*Exercise objective*: Each line below should be retyped exactly, with no pictures.

┄┄┄┄┄┄┄┄┄┄┄┄┄┄┄┄┄┄┄┄

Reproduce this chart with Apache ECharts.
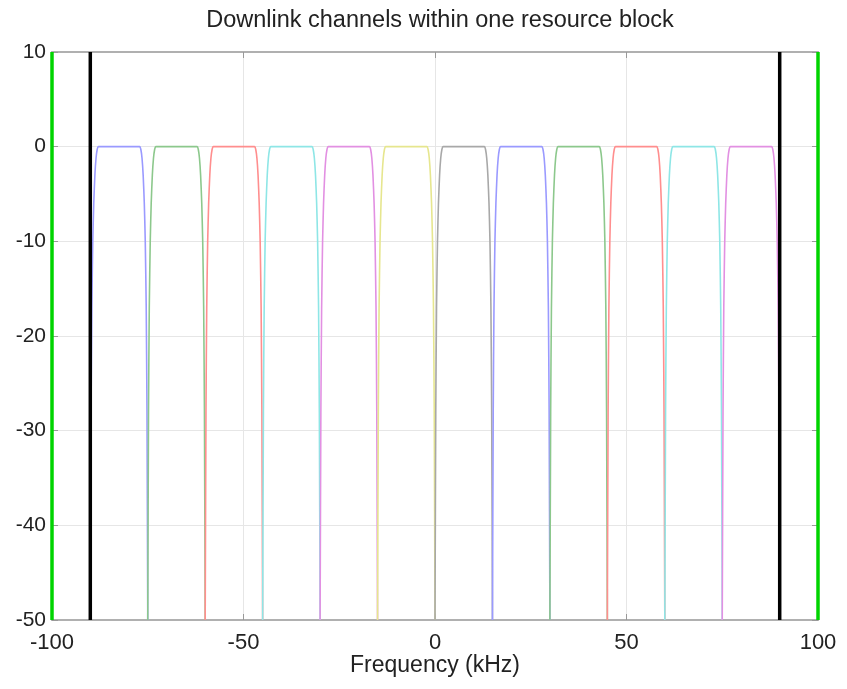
<!DOCTYPE html>
<html>
<head>
<meta charset="utf-8">
<script src="https://cdn.jsdelivr.net/npm/echarts@6/dist/echarts.min.js"></script>
<style>html,body{margin:0;padding:0;background:#fff}#c{width:847px;height:689px}</style>
</head>
<body>
<div id="c"></div>
<script>
// Channel centres (kHz), 15 kHz spacing
var channelCenters = [-82.5, -67.5, -52.5, -37.5, -22.5, -7.5, 7.5, 22.5, 37.5, 52.5, 67.5, 82.5];
var channelColors = ['#9a9aff', '#8cc88c', '#ff8e8e', '#8ee6e6', '#e290e2', '#e6e68e', '#a8a8a8', '#9a9aff', '#8cc88c', '#ff8e8e', '#8ee6e6', '#e290e2'];
// Response profile of one channel: offset from centre (kHz) and level (dB)
var profileOffsets = [-7.5, -7.3, -7.1, -6.85, -6.6, -6.3, -6.0, -5.7, -5.4, 5.4, 5.7, 6.0, 6.3, 6.6, 6.85, 7.1, 7.3, 7.5];
var profileLevels  = [-50, -28, -17, -10, -6, -3, -1.2, -0.3, 0, 0, -0.3, -1.2, -3, -6, -10, -17, -28, -50];
// Band edges (kHz) and level where the outer channels are cut off there
var bandEdges = [-90, 90];
var edgeLevels = [-12, -10];
var outerEdges = [-100, 100];
var xTicks = [-100, -50, 0, 50, 100];
var yTicks = [10, 0, -10, -20, -30, -40, -50];

var series = [];
channelCenters.forEach(function (c, i) {
  var pts = [];
  if (i === 0) pts.push([bandEdges[0], edgeLevels[0]]);
  for (var k = 0; k < profileOffsets.length; k++) {
    var x = c + profileOffsets[k];
    if (x < bandEdges[0] || x > bandEdges[1]) continue;
    pts.push([x, profileLevels[k]]);
  }
  if (i === channelCenters.length - 1) pts.push([bandEdges[1], edgeLevels[1]]);
  series.push({
    type: 'line', data: pts, symbol: 'none', smooth: 0.2, clip: true,
    lineStyle: { color: channelColors[i], width: 1.6 }, z: 3
  });
});
bandEdges.forEach(function (x) {
  series.push({ type: 'line', data: [[x, -50], [x, 10]], symbol: 'none', clip: false,
    lineStyle: { color: '#000', width: 3.5 }, z: 4 });
});
outerEdges.forEach(function (x) {
  series.push({ type: 'line', data: [[x, -50], [x, 10]], symbol: 'none', clip: false,
    lineStyle: { color: '#00d400', width: 3.5 }, z: 5 });
});

var font = 'Liberation Sans, Arial, Helvetica, sans-serif';
var frame = { show: true, onZero: false, lineStyle: { color: '#b0b0b0', width: 2 } };
var ticks = { show: true, inside: true, length: 6, lineStyle: { color: '#999' } };
var grid = { show: false, lineStyle: { color: '#e6e6e6', width: 1 } };
var chart = echarts.init(document.getElementById('c'));
chart.setOption({
  animation: false,
  backgroundColor: '#fff',
  title: {
    text: 'Downlink channels within one resource block', left: 435, top: 4, textAlign: 'center',
    textStyle: { fontFamily: font, fontSize: 23.5, fontWeight: 'normal', color: '#222' }
  },
  grid: { left: 52, right: 29, top: 52, bottom: 69 },
  xAxis: [{
    type: 'value', min: -100, max: 100, interval: 50, position: 'bottom',
    name: 'Frequency (kHz)', nameLocation: 'middle', nameGap: 34, nameMoveOverlap: false,
    nameTextStyle: { fontFamily: font, fontSize: 23, color: '#222' },
    axisLine: frame, axisTick: ticks,
    axisLabel: { fontFamily: font, fontSize: 22, color: '#222', margin: 12,
      formatter: function (v) { return xTicks.indexOf(v) >= 0 ? String(v) : ''; } },
    splitLine: { show: true, lineStyle: { color: '#e6e6e6', width: 1 } }
  }, {
    type: 'value', min: -100, max: 100, interval: 50, position: 'top',
    axisLine: frame, axisTick: ticks, axisLabel: { show: false }, splitLine: grid
  }],
  yAxis: [{
    type: 'value', min: -50, max: 10, interval: 10, position: 'left',
    axisLine: frame, axisTick: ticks,
    axisLabel: { fontFamily: font, fontSize: 21, color: '#222', margin: 6,
      formatter: function (v) { return yTicks.indexOf(v) >= 0 ? String(v) : ''; } },
    splitLine: { show: true, lineStyle: { color: '#e6e6e6', width: 1 } }
  }, {
    type: 'value', min: -50, max: 10, interval: 10, position: 'right',
    axisLine: frame, axisTick: ticks, axisLabel: { show: false }, splitLine: grid
  }],
  series: series
});
</script>
</body>
</html>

┄┄┄┄┄┄┄┄┄┄┄┄┄┄┄┄┄┄┄┄

*Answer in full*:
Reproduce this chart with Apache ECharts.
<!DOCTYPE html>
<html>
<head>
<meta charset="utf-8">
<script src="https://cdn.jsdelivr.net/npm/echarts@6/dist/echarts.min.js"></script>
<style>html,body{margin:0;padding:0;background:#fff}#c{width:847px;height:689px}</style>
</head>
<body>
<div id="c"></div>
<script>
// Channel centres (kHz), 15 kHz spacing
var channelCenters = [-82.5, -67.5, -52.5, -37.5, -22.5, -7.5, 7.5, 22.5, 37.5, 52.5, 67.5, 82.5];
var channelColors = ['#9a9aff', '#8cc88c', '#ff8e8e', '#8ee6e6', '#e290e2', '#e6e68e', '#a8a8a8', '#9a9aff', '#8cc88c', '#ff8e8e', '#8ee6e6', '#e290e2'];
// Response profile of one channel: offset from centre (kHz) and level (dB)
var profileOffsets = [-7.5, -7.3, -7.1, -6.85, -6.6, -6.3, -6.0, -5.7, -5.4, 5.4, 5.7, 6.0, 6.3, 6.6, 6.85, 7.1, 7.3, 7.5];
var profileLevels  = [-50, -28, -17, -10, -6, -3, -1.2, -0.3, 0, 0, -0.3, -1.2, -3, -6, -10, -17, -28, -50];
// Band edges (kHz) and level where the outer channels are cut off there
var bandEdges = [-90, 90];
var edgeLevels = [-12, -10];
var outerEdges = [-100, 100];
var xTicks = [-100, -50, 0, 50, 100];
var yTicks = [10, 0, -10, -20, -30, -40, -50];

var series = [];
channelCenters.forEach(function (c, i) {
  var pts = [];
  if (i === 0) pts.push([bandEdges[0], edgeLevels[0]]);
  for (var k = 0; k < profileOffsets.length; k++) {
    var x = c + profileOffsets[k];
    if (x < bandEdges[0] || x > bandEdges[1]) continue;
    pts.push([x, profileLevels[k]]);
  }
  if (i === channelCenters.length - 1) pts.push([bandEdges[1], edgeLevels[1]]);
  series.push({
    type: 'line', data: pts, symbol: 'none', smooth: 0.2, clip: true,
    lineStyle: { color: channelColors[i], width: 1.6 }, z: 3
  });
});
bandEdges.forEach(function (x) {
  series.push({ type: 'line', data: [[x, -50], [x, 10]], symbol: 'none', clip: false,
    lineStyle: { color: '#000', width: 3.5 }, z: 4 });
});
outerEdges.forEach(function (x) {
  series.push({ type: 'line', data: [[x, -50], [x, 10]], symbol: 'none', clip: false,
    lineStyle: { color: '#00d400', width: 3.5 }, z: 5 });
});

var font = 'Liberation Sans, Arial, Helvetica, sans-serif';
var frame = { show: true, onZero: false, lineStyle: { color: '#b0b0b0', width: 2 } };
var ticks = { show: true, inside: true, length: 6, lineStyle: { color: '#999' } };
var grid = { show: false, lineStyle: { color: '#e6e6e6', width: 1 } };
var chart = echarts.init(document.getElementById('c'));
chart.setOption({
  animation: false,
  backgroundColor: '#fff',
  title: {
    text: 'Downlink channels within one resource block', left: 435, top: 4, textAlign: 'center',
    textStyle: { fontFamily: font, fontSize: 23.5, fontWeight: 'normal', color: '#222' }
  },
  grid: { left: 52, right: 29, top: 52, bottom: 69 },
  xAxis: [{
    type: 'value', min: -100, max: 100, interval: 50, position: 'bottom',
    name: 'Frequency (kHz)', nameLocation: 'middle', nameGap: 34, nameMoveOverlap: false,
    nameTextStyle: { fontFamily: font, fontSize: 23, color: '#222' },
    axisLine: frame, axisTick: ticks,
    axisLabel: { fontFamily: font, fontSize: 22, color: '#222', margin: 12,
      formatter: function (v) { return xTicks.indexOf(v) >= 0 ? String(v) : ''; } },
    splitLine: { show: true, lineStyle: { color: '#e6e6e6', width: 1 } }
  }, {
    type: 'value', min: -100, max: 100, interval: 50, position: 'top',
    axisLine: frame, axisTick: ticks, axisLabel: { show: false }, splitLine: grid
  }],
  yAxis: [{
    type: 'value', min: -50, max: 10, interval: 10, position: 'left',
    axisLine: frame, axisTick: ticks,
    axisLabel: { fontFamily: font, fontSize: 21, color: '#222', margin: 6,
      formatter: function (v) { return yTicks.indexOf(v) >= 0 ? String(v) : ''; } },
    splitLine: { show: true, lineStyle: { color: '#e6e6e6', width: 1 } }
  }, {
    type: 'value', min: -50, max: 10, interval: 10, position: 'right',
    axisLine: frame, axisTick: ticks, axisLabel: { show: false }, splitLine: grid
  }],
  series: series
});
</script>
</body>
</html>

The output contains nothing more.